Ma, a distanza di 20 anni, i rapporti riprendono. Flavio Carboni incontra, nel 2013, proprio Angelo Rainone, a Roma. Rainone prima vede Luigi Moccia e poi Flavio Carboni. Perché? «Negli anni novanta io partecipo a un investimento immobiliare con Flavio Carboni, ne divento creditore perché questo investimento non porta da nessuna parte e quindi chiedo indietro i soldi», dice Angelo Rainone.

Ma i soldi erano dei Moccia? «No, conosco Luigi Moccia in quegli anni perché era anche lui creditore di Carboni» negando ogni tipo di intestazione per conto del clan. E perché un nuovo incontro nel 2013? «Purtroppo ci ricasco, metto altri soldi per un’avventura imprenditoriale con Carboni, l’esito è negativo, e ancora aspetto soldi da Carboni (quasi due milioni di euro in tutto). In quei giorni mi vedo anche con Luigi Moccia, ma è una coincidenza, con Luigi siamo amici da tempo».

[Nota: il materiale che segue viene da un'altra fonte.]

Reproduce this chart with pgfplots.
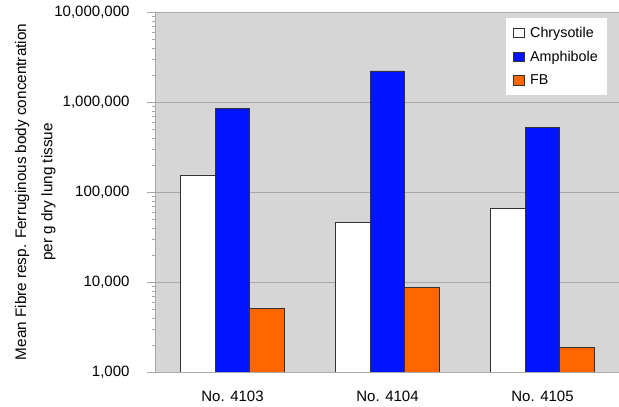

Nei documenti, consultati da Domani, si ricostruisce anche il passaggio di un cd da Rainone a Moccia. «Si trattava della dieta per un problema all’orecchio, inutile romanzare, ma poi se avevano sospetti perché non mi hanno fermato?». Rainone, così come Carboni, non è stato coinvolto in indagini, per la sua amicizia con Luigi Moccia. Amicizia poi interrotta dall’arresto del capoclan: un clan che mantiene ancora un lato oscuro e coperto: quello politico e imprenditoriale.